Supervisor engine stops checking job conditions

book

Article ID: 87204

calendar_today

Updated On:

Products

CA Automic Dollar Universe

Issue/Introduction

In universe.log we find the following Warning Message during a high load period of many Jobs in status Event Wait :
|WARN |X|IO |pid=pid.threadid| o_module_sur_cycle | Interrupting supervisor job condition checks because the time limit was exceeded. The job runs conditions will be check less often than specified until further notice.

The Supervisor engine stops checking resources so that jobs waiting for a Resource remain in status Event Wait.

IMPORTANT: the following INFO message can't be found minutes after the WARN message appear:
|INFO |X|IO |pid=pid.threadid| o_module_sur_cycle | Supervisor cycle execution time back to acceptable. The condition checks are back to being done at normal interval. 

If the message appears minutes later in the log, there is nothing to worry about, the supervisor should check resources in a timely manner again.

It is observed that the Supervisor did not check resources until the engine is manually stopped and started.

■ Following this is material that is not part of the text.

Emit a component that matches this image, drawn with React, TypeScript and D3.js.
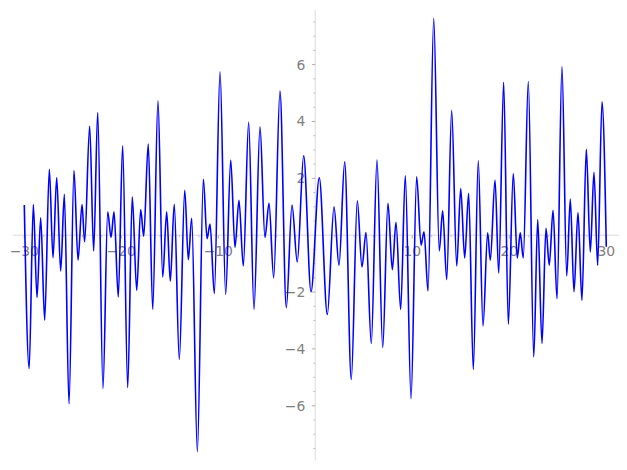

Right after the Engine Supervisor is restarted, we see the INFO  message in the universe.log: "Supervisor cycle execution time back to acceptable. The condition checks are back to being done at normal interval"

Cause

Cause type: Defect
Root Cause: The Supervisor would not finish all the checks before the end of its cycle, causing and endless cycle.

Environment

OS: All
OS Version: N/A

Resolution

Workaround :
Stop and Start the Supervisor engine.


Update to a fix version listed below or a newer version if available.


Fix Status: Released

Fix Version(s):
Component(s): Application.Server

Dollar Universe 6.8.21 - Available